#### What you will do
Write out the whole listing again, exactly as given.

#### Supplied information
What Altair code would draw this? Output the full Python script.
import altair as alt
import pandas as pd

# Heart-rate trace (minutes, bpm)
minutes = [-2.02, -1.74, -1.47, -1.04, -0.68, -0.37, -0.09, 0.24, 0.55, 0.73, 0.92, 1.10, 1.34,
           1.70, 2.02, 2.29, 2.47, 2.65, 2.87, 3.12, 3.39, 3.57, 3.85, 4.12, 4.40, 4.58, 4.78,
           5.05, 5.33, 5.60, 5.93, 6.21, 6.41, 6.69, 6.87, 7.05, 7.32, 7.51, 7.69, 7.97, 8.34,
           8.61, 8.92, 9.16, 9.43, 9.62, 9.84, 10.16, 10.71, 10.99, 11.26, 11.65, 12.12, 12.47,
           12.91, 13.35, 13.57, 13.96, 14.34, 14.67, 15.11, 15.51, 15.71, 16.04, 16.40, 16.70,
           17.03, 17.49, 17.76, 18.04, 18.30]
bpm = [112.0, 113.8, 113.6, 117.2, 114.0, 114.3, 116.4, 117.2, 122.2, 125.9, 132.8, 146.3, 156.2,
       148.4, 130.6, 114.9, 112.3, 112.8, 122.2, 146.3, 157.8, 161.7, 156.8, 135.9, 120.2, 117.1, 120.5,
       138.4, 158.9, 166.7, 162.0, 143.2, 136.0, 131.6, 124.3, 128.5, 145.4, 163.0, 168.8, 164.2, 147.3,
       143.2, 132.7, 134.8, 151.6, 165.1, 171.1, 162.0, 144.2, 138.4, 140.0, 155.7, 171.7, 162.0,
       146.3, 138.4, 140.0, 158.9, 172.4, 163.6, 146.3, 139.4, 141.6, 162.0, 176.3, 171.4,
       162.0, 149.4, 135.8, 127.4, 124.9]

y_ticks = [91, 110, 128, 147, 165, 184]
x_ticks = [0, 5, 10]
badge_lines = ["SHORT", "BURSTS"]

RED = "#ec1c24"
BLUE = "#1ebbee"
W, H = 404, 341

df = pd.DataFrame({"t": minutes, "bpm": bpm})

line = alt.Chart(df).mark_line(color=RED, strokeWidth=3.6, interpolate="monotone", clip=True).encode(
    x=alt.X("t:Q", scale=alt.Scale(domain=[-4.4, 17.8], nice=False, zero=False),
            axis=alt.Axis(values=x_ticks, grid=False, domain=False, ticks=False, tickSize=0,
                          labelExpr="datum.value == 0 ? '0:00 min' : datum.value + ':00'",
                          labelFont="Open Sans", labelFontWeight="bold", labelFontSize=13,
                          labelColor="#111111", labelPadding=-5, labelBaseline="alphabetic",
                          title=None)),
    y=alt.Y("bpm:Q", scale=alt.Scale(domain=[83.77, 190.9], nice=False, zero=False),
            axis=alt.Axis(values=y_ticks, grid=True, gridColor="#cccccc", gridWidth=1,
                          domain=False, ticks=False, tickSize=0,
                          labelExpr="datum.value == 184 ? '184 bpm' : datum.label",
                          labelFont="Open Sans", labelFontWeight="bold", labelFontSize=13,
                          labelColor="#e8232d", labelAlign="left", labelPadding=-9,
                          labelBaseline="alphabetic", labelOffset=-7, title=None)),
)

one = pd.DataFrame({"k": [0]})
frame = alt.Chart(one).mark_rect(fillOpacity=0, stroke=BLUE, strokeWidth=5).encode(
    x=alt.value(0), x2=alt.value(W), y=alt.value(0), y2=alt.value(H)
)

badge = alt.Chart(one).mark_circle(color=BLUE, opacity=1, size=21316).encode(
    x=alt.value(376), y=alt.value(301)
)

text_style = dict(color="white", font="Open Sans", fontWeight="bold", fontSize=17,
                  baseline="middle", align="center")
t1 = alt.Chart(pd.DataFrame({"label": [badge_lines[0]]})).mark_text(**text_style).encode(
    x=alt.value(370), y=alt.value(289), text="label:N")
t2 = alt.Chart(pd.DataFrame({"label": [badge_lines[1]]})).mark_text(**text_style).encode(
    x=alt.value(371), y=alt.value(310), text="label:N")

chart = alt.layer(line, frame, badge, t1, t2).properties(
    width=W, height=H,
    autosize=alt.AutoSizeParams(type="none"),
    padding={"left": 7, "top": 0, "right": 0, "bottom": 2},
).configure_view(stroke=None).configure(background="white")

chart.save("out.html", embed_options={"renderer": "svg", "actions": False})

#### Full response
What Altair code would draw this? Output the full Python script.
import altair as alt
import pandas as pd

# Heart-rate trace (minutes, bpm)
minutes = [-2.02, -1.74, -1.47, -1.04, -0.68, -0.37, -0.09, 0.24, 0.55, 0.73, 0.92, 1.10, 1.34,
           1.70, 2.02, 2.29, 2.47, 2.65, 2.87, 3.12, 3.39, 3.57, 3.85, 4.12, 4.40, 4.58, 4.78,
           5.05, 5.33, 5.60, 5.93, 6.21, 6.41, 6.69, 6.87, 7.05, 7.32, 7.51, 7.69, 7.97, 8.34,
           8.61, 8.92, 9.16, 9.43, 9.62, 9.84, 10.16, 10.71, 10.99, 11.26, 11.65, 12.12, 12.47,
           12.91, 13.35, 13.57, 13.96, 14.34, 14.67, 15.11, 15.51, 15.71, 16.04, 16.40, 16.70,
           17.03, 17.49, 17.76, 18.04, 18.30]
bpm = [112.0, 113.8, 113.6, 117.2, 114.0, 114.3, 116.4, 117.2, 122.2, 125.9, 132.8, 146.3, 156.2,
       148.4, 130.6, 114.9, 112.3, 112.8, 122.2, 146.3, 157.8, 161.7, 156.8, 135.9, 120.2, 117.1, 120.5,
       138.4, 158.9, 166.7, 162.0, 143.2, 136.0, 131.6, 124.3, 128.5, 145.4, 163.0, 168.8, 164.2, 147.3,
       143.2, 132.7, 134.8, 151.6, 165.1, 171.1, 162.0, 144.2, 138.4, 140.0, 155.7, 171.7, 162.0,
       146.3, 138.4, 140.0, 158.9, 172.4, 163.6, 146.3, 139.4, 141.6, 162.0, 176.3, 171.4,
       162.0, 149.4, 135.8, 127.4, 124.9]

y_ticks = [91, 110, 128, 147, 165, 184]
x_ticks = [0, 5, 10]
badge_lines = ["SHORT", "BURSTS"]

RED = "#ec1c24"
BLUE = "#1ebbee"
W, H = 404, 341

df = pd.DataFrame({"t": minutes, "bpm": bpm})

line = alt.Chart(df).mark_line(color=RED, strokeWidth=3.6, interpolate="monotone", clip=True).encode(
    x=alt.X("t:Q", scale=alt.Scale(domain=[-4.4, 17.8], nice=False, zero=False),
            axis=alt.Axis(values=x_ticks, grid=False, domain=False, ticks=False, tickSize=0,
                          labelExpr="datum.value == 0 ? '0:00 min' : datum.value + ':00'",
                          labelFont="Open Sans", labelFontWeight="bold", labelFontSize=13,
                          labelColor="#111111", labelPadding=-5, labelBaseline="alphabetic",
                          title=None)),
    y=alt.Y("bpm:Q", scale=alt.Scale(domain=[83.77, 190.9], nice=False, zero=False),
            axis=alt.Axis(values=y_ticks, grid=True, gridColor="#cccccc", gridWidth=1,
                          domain=False, ticks=False, tickSize=0,
                          labelExpr="datum.value == 184 ? '184 bpm' : datum.label",
                          labelFont="Open Sans", labelFontWeight="bold", labelFontSize=13,
                          labelColor="#e8232d", labelAlign="left", labelPadding=-9,
                          labelBaseline="alphabetic", labelOffset=-7, title=None)),
)

one = pd.DataFrame({"k": [0]})
frame = alt.Chart(one).mark_rect(fillOpacity=0, stroke=BLUE, strokeWidth=5).encode(
    x=alt.value(0), x2=alt.value(W), y=alt.value(0), y2=alt.value(H)
)

badge = alt.Chart(one).mark_circle(color=BLUE, opacity=1, size=21316).encode(
    x=alt.value(376), y=alt.value(301)
)

text_style = dict(color="white", font="Open Sans", fontWeight="bold", fontSize=17,
                  baseline="middle", align="center")
t1 = alt.Chart(pd.DataFrame({"label": [badge_lines[0]]})).mark_text(**text_style).encode(
    x=alt.value(370), y=alt.value(289), text="label:N")
t2 = alt.Chart(pd.DataFrame({"label": [badge_lines[1]]})).mark_text(**text_style).encode(
    x=alt.value(371), y=alt.value(310), text="label:N")

chart = alt.layer(line, frame, badge, t1, t2).properties(
    width=W, height=H,
    autosize=alt.AutoSizeParams(type="none"),
    padding={"left": 7, "top": 0, "right": 0, "bottom": 2},
).configure_view(stroke=None).configure(background="white")

chart.save("out.html", embed_options={"renderer": "svg", "actions": False})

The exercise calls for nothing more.